(Items from a data source)
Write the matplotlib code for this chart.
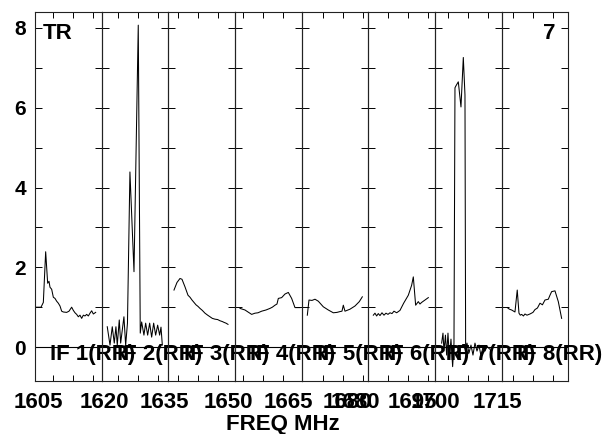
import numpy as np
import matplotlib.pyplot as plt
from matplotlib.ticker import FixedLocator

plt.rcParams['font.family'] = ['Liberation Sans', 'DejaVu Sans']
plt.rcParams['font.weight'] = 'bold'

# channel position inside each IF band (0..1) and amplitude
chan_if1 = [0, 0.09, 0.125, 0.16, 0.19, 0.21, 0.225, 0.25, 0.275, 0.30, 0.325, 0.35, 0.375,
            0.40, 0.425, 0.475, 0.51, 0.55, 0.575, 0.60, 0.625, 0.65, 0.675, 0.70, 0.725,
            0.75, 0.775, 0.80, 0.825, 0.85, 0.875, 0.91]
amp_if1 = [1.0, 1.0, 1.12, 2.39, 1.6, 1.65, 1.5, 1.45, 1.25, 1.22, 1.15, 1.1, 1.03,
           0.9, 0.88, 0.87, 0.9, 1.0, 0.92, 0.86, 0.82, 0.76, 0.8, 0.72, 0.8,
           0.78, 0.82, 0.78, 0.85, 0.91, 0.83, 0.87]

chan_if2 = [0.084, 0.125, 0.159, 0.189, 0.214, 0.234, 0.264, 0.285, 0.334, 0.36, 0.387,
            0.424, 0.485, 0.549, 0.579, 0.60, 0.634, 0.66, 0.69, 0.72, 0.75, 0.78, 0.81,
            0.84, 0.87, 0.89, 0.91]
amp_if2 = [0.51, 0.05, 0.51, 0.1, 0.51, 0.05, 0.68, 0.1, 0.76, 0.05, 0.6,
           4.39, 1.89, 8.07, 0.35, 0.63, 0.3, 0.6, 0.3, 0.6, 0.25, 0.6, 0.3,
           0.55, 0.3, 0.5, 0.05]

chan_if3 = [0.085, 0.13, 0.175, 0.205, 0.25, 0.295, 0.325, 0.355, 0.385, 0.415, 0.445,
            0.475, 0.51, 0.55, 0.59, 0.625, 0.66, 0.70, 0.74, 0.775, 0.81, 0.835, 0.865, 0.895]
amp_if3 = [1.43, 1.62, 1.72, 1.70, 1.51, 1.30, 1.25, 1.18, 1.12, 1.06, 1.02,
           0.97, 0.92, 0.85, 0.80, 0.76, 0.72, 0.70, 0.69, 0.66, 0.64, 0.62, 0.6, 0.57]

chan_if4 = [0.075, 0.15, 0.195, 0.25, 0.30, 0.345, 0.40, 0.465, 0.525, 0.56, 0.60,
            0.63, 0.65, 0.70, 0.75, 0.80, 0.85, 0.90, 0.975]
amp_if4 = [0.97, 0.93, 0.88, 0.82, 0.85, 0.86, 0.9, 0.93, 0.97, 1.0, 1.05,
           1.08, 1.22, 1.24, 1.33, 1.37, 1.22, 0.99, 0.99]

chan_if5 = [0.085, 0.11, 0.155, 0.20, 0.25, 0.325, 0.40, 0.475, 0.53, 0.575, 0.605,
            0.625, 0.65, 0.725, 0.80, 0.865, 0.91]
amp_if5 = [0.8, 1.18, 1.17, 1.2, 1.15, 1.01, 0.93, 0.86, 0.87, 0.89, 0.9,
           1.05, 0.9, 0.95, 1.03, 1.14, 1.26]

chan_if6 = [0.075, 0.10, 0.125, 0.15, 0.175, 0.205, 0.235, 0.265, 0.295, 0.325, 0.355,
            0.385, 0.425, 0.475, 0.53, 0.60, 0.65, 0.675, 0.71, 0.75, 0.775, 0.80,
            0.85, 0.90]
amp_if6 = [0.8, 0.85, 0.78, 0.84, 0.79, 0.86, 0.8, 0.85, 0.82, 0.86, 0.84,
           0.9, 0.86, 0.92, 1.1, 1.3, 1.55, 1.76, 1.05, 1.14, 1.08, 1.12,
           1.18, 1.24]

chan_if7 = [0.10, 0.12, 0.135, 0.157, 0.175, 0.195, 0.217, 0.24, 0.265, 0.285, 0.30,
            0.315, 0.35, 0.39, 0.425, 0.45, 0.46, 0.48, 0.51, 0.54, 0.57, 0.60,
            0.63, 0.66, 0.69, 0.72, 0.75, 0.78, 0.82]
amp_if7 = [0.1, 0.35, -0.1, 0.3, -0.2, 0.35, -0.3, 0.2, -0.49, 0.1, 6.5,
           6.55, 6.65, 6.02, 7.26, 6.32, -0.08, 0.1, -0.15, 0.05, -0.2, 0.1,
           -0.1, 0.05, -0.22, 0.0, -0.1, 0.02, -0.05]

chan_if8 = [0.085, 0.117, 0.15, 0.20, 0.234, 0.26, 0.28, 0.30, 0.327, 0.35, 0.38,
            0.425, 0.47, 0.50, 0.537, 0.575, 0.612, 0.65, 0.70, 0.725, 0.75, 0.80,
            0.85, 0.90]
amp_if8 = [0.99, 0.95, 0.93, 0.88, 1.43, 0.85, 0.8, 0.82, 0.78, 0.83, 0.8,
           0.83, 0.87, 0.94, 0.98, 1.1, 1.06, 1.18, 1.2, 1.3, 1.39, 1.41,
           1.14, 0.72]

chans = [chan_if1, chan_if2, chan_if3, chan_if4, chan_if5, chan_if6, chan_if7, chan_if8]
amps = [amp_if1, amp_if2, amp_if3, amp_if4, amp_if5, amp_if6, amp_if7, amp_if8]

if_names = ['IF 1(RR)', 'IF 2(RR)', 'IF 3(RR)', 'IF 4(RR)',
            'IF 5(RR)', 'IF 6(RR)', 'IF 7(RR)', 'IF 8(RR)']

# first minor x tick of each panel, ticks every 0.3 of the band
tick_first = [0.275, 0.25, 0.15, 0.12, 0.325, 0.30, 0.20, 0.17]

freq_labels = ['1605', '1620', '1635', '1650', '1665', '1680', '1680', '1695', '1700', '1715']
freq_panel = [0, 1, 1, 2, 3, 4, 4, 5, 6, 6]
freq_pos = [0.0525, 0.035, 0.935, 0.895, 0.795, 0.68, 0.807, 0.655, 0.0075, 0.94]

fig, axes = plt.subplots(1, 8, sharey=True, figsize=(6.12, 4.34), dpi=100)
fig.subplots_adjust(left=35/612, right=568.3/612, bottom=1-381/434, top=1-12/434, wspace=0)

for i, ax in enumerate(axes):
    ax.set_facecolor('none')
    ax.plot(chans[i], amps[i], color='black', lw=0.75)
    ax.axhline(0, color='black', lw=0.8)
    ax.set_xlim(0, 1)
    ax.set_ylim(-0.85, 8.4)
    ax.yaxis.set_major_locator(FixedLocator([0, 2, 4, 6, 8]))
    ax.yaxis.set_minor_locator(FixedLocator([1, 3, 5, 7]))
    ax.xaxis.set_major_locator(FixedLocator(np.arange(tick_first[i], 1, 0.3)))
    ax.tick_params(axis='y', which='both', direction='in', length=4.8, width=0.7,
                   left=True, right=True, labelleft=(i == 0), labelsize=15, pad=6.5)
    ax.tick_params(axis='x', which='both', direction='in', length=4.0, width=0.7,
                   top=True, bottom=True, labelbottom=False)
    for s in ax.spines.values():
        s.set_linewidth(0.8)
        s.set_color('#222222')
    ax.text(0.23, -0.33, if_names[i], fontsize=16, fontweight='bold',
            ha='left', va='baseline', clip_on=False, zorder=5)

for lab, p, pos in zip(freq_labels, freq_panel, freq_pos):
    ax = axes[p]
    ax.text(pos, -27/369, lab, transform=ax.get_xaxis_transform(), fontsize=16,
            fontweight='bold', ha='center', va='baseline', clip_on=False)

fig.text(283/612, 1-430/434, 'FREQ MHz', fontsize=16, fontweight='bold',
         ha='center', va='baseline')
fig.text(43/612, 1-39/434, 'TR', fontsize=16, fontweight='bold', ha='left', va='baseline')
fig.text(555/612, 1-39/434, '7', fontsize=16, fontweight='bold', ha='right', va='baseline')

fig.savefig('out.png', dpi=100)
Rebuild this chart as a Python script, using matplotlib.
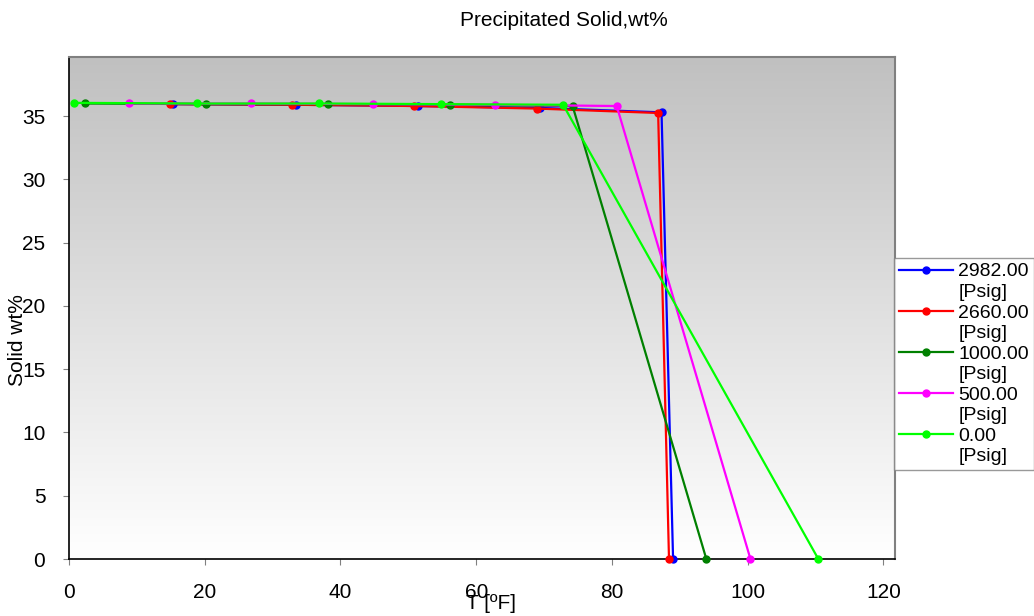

▶ [Problem description]:
Copy nothing but the lines from the top of the material through the line holding "0.78, 0.82, 0.78, 0.85, 0.91, 0.83, 0.87]", exactly as written; omit pictures.

▶ [Response]:
Write the matplotlib code for this chart.
import numpy as np
import matplotlib.pyplot as plt
from matplotlib.ticker import FixedLocator

plt.rcParams['font.family'] = ['Liberation Sans', 'DejaVu Sans']
plt.rcParams['font.weight'] = 'bold'

# channel position inside each IF band (0..1) and amplitude
chan_if1 = [0, 0.09, 0.125, 0.16, 0.19, 0.21, 0.225, 0.25, 0.275, 0.30, 0.325, 0.35, 0.375,
            0.40, 0.425, 0.475, 0.51, 0.55, 0.575, 0.60, 0.625, 0.65, 0.675, 0.70, 0.725,
            0.75, 0.775, 0.80, 0.825, 0.85, 0.875, 0.91]
amp_if1 = [1.0, 1.0, 1.12, 2.39, 1.6, 1.65, 1.5, 1.45, 1.25, 1.22, 1.15, 1.1, 1.03,
           0.9, 0.88, 0.87, 0.9, 1.0, 0.92, 0.86, 0.82, 0.76, 0.8, 0.72, 0.8,
           0.78, 0.82, 0.78, 0.85, 0.91, 0.83, 0.87]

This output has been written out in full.